100k is a ton of alerts, but probably not an unrealistic number for an environment that's been running for a long time (e.g. a few years). We should look into improving the performance of the select query and/or increasing the GWT RPC timeout.

Comment 1 Ian Springer 2011-09-15 20:16:24 UTC
On my box, with 112,000 total alerts, upon going to the Alerts subsystem view, the findAlertsByCriteria RPC call took 42 seconds to complete. This seems really long, considering the underlying query should use paging.

Comment 2 Charles Crouch 2011-10-10 20:04:38 UTC
Thats both a lot of alerts and also a long time for the query. We should double 
check the query is working as expected wrt paging etc. If the query is just 
slow for 100k+ alerts we should try to address this for the release by upp'ing 
the gwt timeout on this page. Post release we should come back and determine if 
there are other speed ups possible.

Comment 3 Ian Springer 2011-10-14 19:44:32 UTC
The load time of this view has been improved, though the page can still take 10+ seconds to load if there are thousands of alerts (e.g. with 8000 alerts, the view takes 12 seconds to load).

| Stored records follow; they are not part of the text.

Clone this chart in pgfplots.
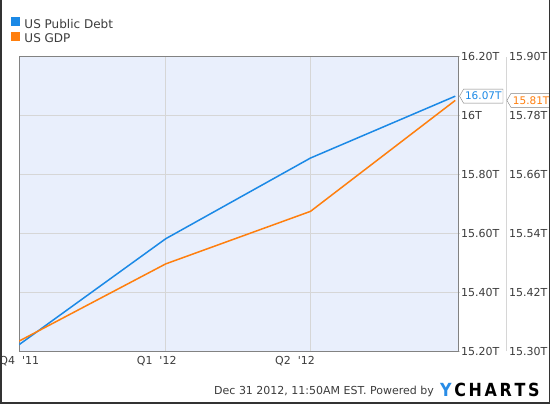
\documentclass[border=0pt]{standalone}
\usepackage{pgfplots}
\pgfplotsset{compat=1.18}
\usepackage{fontspec}
\setmainfont{DejaVu Sans}
\usetikzlibrary{shapes.symbols}
\definecolor{debt}{RGB}{27,137,230}
\definecolor{gdp}{RGB}{255,127,14}
\definecolor{plotbg}{RGB}{233,239,252}
\definecolor{gridc}{RGB}{214,214,214}
\definecolor{labc}{RGB}{60,60,60}
\definecolor{bordc}{RGB}{130,130,130}
\definecolor{ycblue}{RGB}{40,140,230}
\begin{document}
\begin{tikzpicture}[x=1pt,y=1pt]
\fill[white] (0,0) rectangle (550,404);
\begin{axis}[
  at={(19.3pt,52.7pt)}, anchor=south west, scale only axis,
  width=439pt, height=294.6pt,
  xmin=0, xmax=275.9, ymin=15.2, ymax=16.2,
  clip=false,
  axis background/.style={fill=plotbg},
  axis line style={draw=bordc, line width=0.8pt},
  xtick={0,92,183},
  xticklabels={Q4\hspace{7pt}\textquotesingle11,\hspace*{-18pt}Q1\hspace{7pt}\textquotesingle12,\hspace*{-31pt}Q2\hspace{7pt}\textquotesingle12},
  xtick style={draw=none},
  ytick={15.2,15.4,15.6,15.8,16,16.2},
  yticklabels={15.20T,15.40T,15.60T,15.80T,16T,16.20T},
  ytick pos=right, yticklabel pos=right,
  ytick style={draw=gridc, line width=0.8pt},
  major tick length=2pt, tick align=outside,
  yticklabel style={xshift=-2.7pt},
  xmajorgrids, ymajorgrids,
  grid style={draw=gridc, line width=0.8pt},
  ticklabel style={font=\fontsize{11}{13}\selectfont, text=labc},
]
\addplot[debt, line width=1.5pt] coordinates {(0,15.223) (92,15.582) (183,15.856) (274,16.066)};
\node[signal, signal to=west, signal pointer angle=120, draw=bordc, fill=white, text=debt,
  font=\fontsize{10.5}{12}\selectfont, inner xsep=1.5pt, inner ysep=3pt, anchor=west]
  at ([xshift=1pt]axis cs:275.9,16.066) {16.07T};
\end{axis}
\begin{axis}[
  at={(19.3pt,52.7pt)}, anchor=south west, scale only axis,
  width=439pt, height=294.6pt,
  xmin=0, xmax=275.9, ymin=15.3, ymax=15.9,
  clip=false,
  axis x line=none, axis y line*=right,
  y axis line style={draw=none},
  ytick={15.30,15.42,15.54,15.66,15.78,15.90},
  yticklabels={15.30T,15.42T,15.54T,15.66T,15.78T,15.90T},
  ytick style={draw=none},
  yticklabel style={xshift=47.3pt},
  ticklabel style={font=\fontsize{11}{13}\selectfont, text=labc},
  legend style={draw=none, fill=none, inner sep=0pt, outer sep=0pt,
    at={(axis description cs:-0.0196,1.1348)}, anchor=north west,
    nodes={inner sep=0pt, text height=9pt, text depth=3pt, text=labc, font=\fontsize{12}{14}\selectfont},
    row sep=0.5pt, column sep=5.4pt},
  legend cell align=left,
]
\addlegendimage{legend image code/.code={\fill[debt] (0pt,0pt) rectangle (8pt,8pt);}}
\addlegendentry{US Public Debt}
\addlegendimage{legend image code/.code={\fill[gdp] (0pt,0pt) rectangle (8pt,8pt);}}
\addlegendentry{US GDP}
\addplot[gdp, line width=1.5pt, forget plot] coordinates {(0,15.321) (92,15.478) (183,15.585) (274,15.811)};
\draw[gridc, line width=0.8pt] ([xshift=48.4pt]rel axis cs:1,0) -- ([xshift=48.4pt]rel axis cs:1,1);
\node[signal, signal to=west, signal pointer angle=120, draw=bordc, fill=white, text=gdp,
  font=\fontsize{10.5}{12}\selectfont, inner xsep=1.5pt, inner ysep=3pt, anchor=west,
  minimum width=50pt, text width=42pt]
  at ([xshift=48.4pt]axis cs:275.9,15.811) {15.81T};
\end{axis}
\node[anchor=base east, inner sep=0pt, font=\fontsize{11}{13}\selectfont, text=labc]
  at (434,9.3) {Dec 31 2012, 11:50AM EST. Powered by};
\node[anchor=base west, inner sep=0pt] at (440,7.3)
  {\resizebox{99.3pt}{13.4pt}{\bfseries\textcolor{ycblue}{Y}\,C\,H\,A\,R\,T\,S}};
\draw[line width=3pt, black!80] (0,404) -- (0,0) -- (550,0) -- (550,404);
\pgfresetboundingbox
\path[use as bounding box] (0,0) rectangle (550,404);
\end{tikzpicture}
\end{document}
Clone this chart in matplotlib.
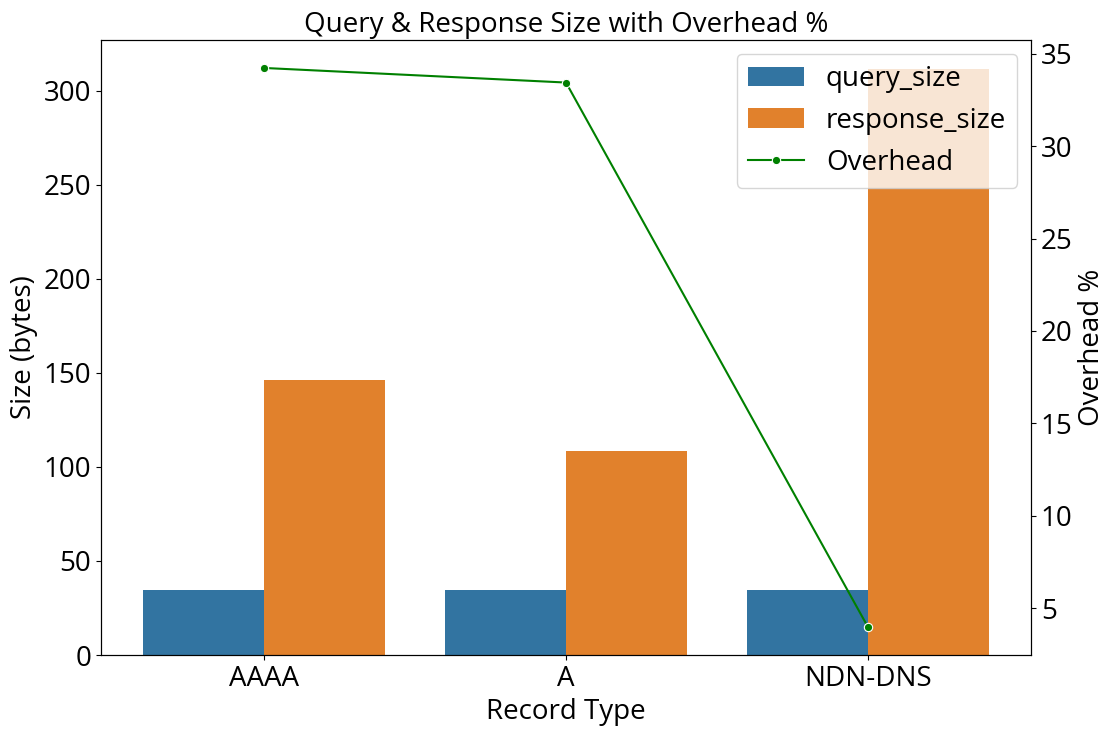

Two commits contribute to the improvement in load time:

1) workaround SmartGWT bug that was causing 1000 alerts to be requested on the first fetch rather than 50 - http://git.fedorahosted.org/git/?p=rhq/rhq.git;a=commitdiff;h=c64f046
2) make alert.alertDefinition.groupAlertDefinition LAZY fetch, since that field isn't needed for alert list views - http://git.fedorahosted.org/git/?p=rhq/rhq.git;a=commitdiff;h=5c44fc6

I think the call is still somewhat slow because there are n + 1 queries required to fetch the measurementDefinition of each of the alert's condition logs (needed to render the condition in the GUI). I see no way to get these in a single query using JPA, and going outside of JPA would not allow us to use our criteria framework.

Note, by default, the results are sorted by the ctime column. There is already an index defined for that column.

Comment 4 Ian Springer 2011-10-14 19:46:16 UTC
http://git.fedorahosted.org/git/?p=rhq/rhq.git;a=commitdiff;h=e96159b fixes an NPE that was introduced by [master c64f046].

Comment 5 Mike Foley 2011-10-18 15:00:50 UTC
verified basic functionality.

Comment 6 Mike Foley 2012-02-07 19:27:58 UTC
changing status of VERIFIED BZs for JON 2.4.2 and JON 3.0 to CLOSED/CURRENTRELEASE

Comment 7 Larry O'Leary 2013-05-03 21:15:31 UTC
Reopening this issue as it isn't actually resolved. The issue still occurs. The commits only improved performance but did not fix the underlying problem of fetching the entire date set within a single request without the use of a limit (due to the Hibernate fetch join implementation).

In cases of 50,000 alerts, this failure can still occur. It really depends on the amount of memory/heap for the RHQ server and the performance of the database but in the end, the warning is displayed and alert history and recent alerts are not available. 

To make matter worse, if the UI is refreshed while a previous request is still processing, you can end up in a situation of the user crashing the server due to the server executing the same query, without criteria, which will result in the same massive result set being received multiple times.